━━ Source excerpt
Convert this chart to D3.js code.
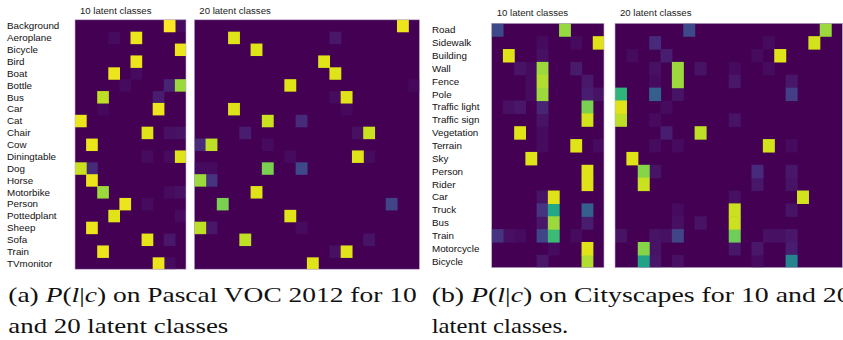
<!DOCTYPE html>
<html>
<head>
<meta charset="utf-8">
<script src="https://cdn.jsdelivr.net/npm/d3@7"></script>
<style>
  html, body { margin: 0; padding: 0; background: #fff; }
  svg { display: block; }
</style>
</head>
<body>
<svg id="chart" width="843" height="340"></svg>
<script>
// ---------------- DATA ----------------
const vocClasses = ["Background","Aeroplane","Bicycle","Bird","Boat","Bottle","Bus","Car","Cat","Chair","Cow",
  "Diningtable","Dog","Horse","Motorbike","Person","Pottedplant","Sheep","Sofa","Train","TVmonitor"];
const cityClasses = ["Road","Sidewalk","Building","Wall","Fence","Pole","Traffic light","Traffic sign","Vegetation",
  "Terrain","Sky","Person","Rider","Car","Truck","Bus","Train","Motorcycle","Bicycle"];

const panelTitles = ["10 latent classes", "20 latent classes"];

// sparse rows: for each class, list of [latent class index, P(l|c)]
const voc10 = [
  [[8,1.0],[9,0.03]],
  [[5,0.97],[3,0.03]],
  [[9,0.97]],
  [[5,0.97]],
  [[3,0.97],[5,0.03]],
  [[9,0.85],[8,0.1],[4,0.03]],
  [[2,0.9],[7,0.08]],
  [[7,0.97],[2,0.02]],
  [[0,0.97]],
  [[6,0.95],[8,0.04],[9,0.05]],
  [[1,0.97]],
  [[9,0.95],[6,0.03],[8,0.03]],
  [[0,0.92],[1,0.12]],
  [[1,0.97]],
  [[2,0.85],[8,0.03],[9,0.04]],
  [[4,0.97],[6,0.03]],
  [[3,0.95],[9,0.03]],
  [[1,0.97]],
  [[6,0.96],[8,0.06]],
  [[2,0.97]],
  [[7,0.97],[8,0.03]]
];
const voc20 = [
  [[18,0.97]],
  [[3,0.95],[12,0.06]],
  [[5,0.95]],
  [[11,0.95]],
  [[12,0.95]],
  [[8,0.95],[19,0.02]],
  [[13,0.95],[12,0.03]],
  [[3,0.95],[13,0.02]],
  [[6,0.92],[9,0.12]],
  [[15,0.92],[4,0.08],[14,0.04]],
  [[1,0.9],[0,0.12],[6,0.03]],
  [[14,0.95],[8,0.03],[15,0.03]],
  [[6,0.8],[9,0.22],[0,0.03],[1,0.03]],
  [[0,0.85],[1,0.15]],
  [[5,0.95]],
  [[2,0.8],[17,0.2]],
  [[8,0.95]],
  [[0,0.9],[1,0.06],[9,0.03]],
  [[4,0.9],[15,0.05]],
  [[13,0.95],[12,0.04]],
  [[10,0.95]]
];
const city10 = [
  [[0,0.22],[6,0.84]],
  [[9,0.95],[4,0.03],[7,0.03]],
  [[1,0.95],[4,0.04]],
  [[4,0.85],[2,0.05],[7,0.07],[3,0.03]],
  [[4,0.88],[8,0.06],[3,0.03]],
  [[4,0.85],[8,0.08],[9,0.05],[3,0.03]],
  [[8,0.8],[4,0.1],[1,0.04],[2,0.06]],
  [[8,0.93],[4,0.05]],
  [[2,0.95],[4,0.03]],
  [[7,0.95],[4,0.03],[9,0.03]],
  [[3,0.95]],
  [[8,0.95]],
  [[8,0.95]],
  [[5,0.95],[4,0.05]],
  [[5,0.6],[4,0.15],[8,0.3]],
  [[5,0.85],[4,0.06],[8,0.08]],
  [[5,0.68],[4,0.2],[0,0.15],[1,0.04],[2,0.03],[7,0.03]],
  [[8,0.95],[5,0.03]],
  [[8,0.88],[4,0.06]]
];
const city20 = [
  [[6,0.22],[18,0.85]],
  [[17,0.93],[3,0.12],[13,0.03]],
  [[14,0.95],[4,0.08],[1,0.03],[12,0.03]],
  [[5,0.85],[3,0.04],[7,0.05],[10,0.03],[13,0.03]],
  [[5,0.85],[10,0.06],[15,0.06],[3,0.03]],
  [[0,0.65],[3,0.3],[15,0.18],[5,0.05]],
  [[0,0.95],[4,0.03]],
  [[0,0.9],[10,0.05],[3,0.03]],
  [[7,0.9],[4,0.08]],
  [[13,0.93],[3,0.03],[5,0.03],[15,0.03]],
  [[1,0.95]],
  [[2,0.82],[3,0.05],[12,0.12],[15,0.06]],
  [[2,0.92],[12,0.06],[15,0.05]],
  [[16,0.93],[10,0.04]],
  [[10,0.92],[15,0.05],[5,0.03]],
  [[10,0.92],[5,0.04],[7,0.05]],
  [[10,0.78],[5,0.2],[0,0.05],[3,0.05],[4,0.04],[13,0.04],[14,0.04],[15,0.06]],
  [[2,0.82],[3,0.05],[10,0.06],[12,0.06],[15,0.08]],
  [[2,0.58],[15,0.45],[3,0.06],[5,0.04],[12,0.03]]
];

// ---------------- DRAWING ----------------
const svg = d3.select("#chart");
const color = d3.scaleSequential(d3.interpolateViridis).domain([0, 1]);

function drawPanel(rows, classes, nLatent, x0, x1, y0, y1, title, titleY) {
  const x = d3.scaleBand().domain(d3.range(nLatent)).range([x0, x1]).padding(0);
  const y = d3.scaleBand().domain(d3.range(classes.length)).range([y0, y1]).padding(0);
  const g = svg.append("g");
  g.append("rect")
    .attr("x", x0).attr("y", y0).attr("width", x1 - x0).attr("height", y1 - y0)
    .attr("fill", color(0));
  const cells = [];
  rows.forEach((r, ri) => {
    r.forEach(([c, v]) => cells.push({ r: ri, c, v }));
  });
  cells.sort((a, b) => a.v - b.v);
  g.selectAll("rect.cell").data(cells).join("rect")
    .attr("class", "cell")
    .attr("x", d => x(d.c))
    .attr("y", d => y(d.r))
    .attr("width", d => Math.min(x.bandwidth() + 0.6, x1 - x(d.c)))
    .attr("height", d => Math.min(y.bandwidth() + 0.6, y1 - y(d.r)))
    .attr("fill", d => color(d.v));
  g.append("rect")
    .attr("x", x0).attr("y", y0).attr("width", x1 - x0).attr("height", y1 - y0)
    .attr("fill", "none").attr("stroke", "#bfb3cc").attr("stroke-width", 0.6);
  svg.append("text")
    .attr("x", x0 + 5).attr("y", titleY)
    .attr("font-family", "Liberation Sans, Arial, sans-serif")
    .attr("font-size", 9.6).attr("fill", "#222")
    .text(title);
  return y;
}

function drawLabels(classes, y, lx) {
  svg.append("g").selectAll("text").data(classes).join("text")
    .attr("x", lx)
    .attr("y", (d, i) => y(i) + y.bandwidth() / 2)
    .attr("dy", "0.36em")
    .attr("font-family", "Liberation Sans, Arial, sans-serif")
    .attr("font-size", 9.8).attr("fill", "#111")
    .text(d => d);
}

// Pascal VOC
const yA = drawPanel(voc10, vocClasses, 10, 75, 186, 19.8, 269.2, panelTitles[0], 14.2);
drawPanel(voc20, vocClasses, 20, 194.3, 419.5, 19.8, 269.2, panelTitles[1], 14.2);
drawLabels(vocClasses, yA, 7);

// Cityscapes
const yB = drawPanel(city10, cityClasses, 10, 491.7, 604, 23.3, 267.7, panelTitles[0], 16);
drawPanel(city20, cityClasses, 20, 615, 842.5, 23.3, 267.7, panelTitles[1], 16);
drawLabels(cityClasses, yB, 432);

// Captions
function caption(parts, x, yb, len) {
  const t = svg.append("text")
    .attr("x", x).attr("y", yb)
    .attr("font-family", "Liberation Serif, Times New Roman, serif")
    .attr("font-size", 21).attr("fill", "#111")
    .attr("textLength", len).attr("lengthAdjust", "spacingAndGlyphs")
    .attr("xml:space", "preserve");
  parts.forEach(([s, it]) => {
    t.append("tspan").attr("font-style", it ? "italic" : "normal").text(s);
  });
}
const capA1 = [["(a) ",0],["P",1],["(",0],["l",1],["|",0],["c",1],[") on Pascal VOC 2012 for 10",0]];
const capA2 = [["and 20 latent classes",0]];
const capB1 = [["(b) ",0],["P",1],["(",0],["l",1],["|",0],["c",1],[") on Cityscapes for 10 and 20",0]];
const capB2 = [["latent classes.",0]];
caption(capA1, 8.3, 301.7, 408.4);
caption(capA2, 8.3, 333, 220);
caption(capB1, 431.7, 301.7, 419);
caption(capB2, 431.7, 333, 136.6);
</script>
</body>
</html>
━━━━
Directions | Return all lines of the material above in which the word "chart" occurs.

Output of the task |
Convert this chart to D3.js code.
<svg id="chart" width="843" height="340"></svg>
const svg = d3.select("#chart");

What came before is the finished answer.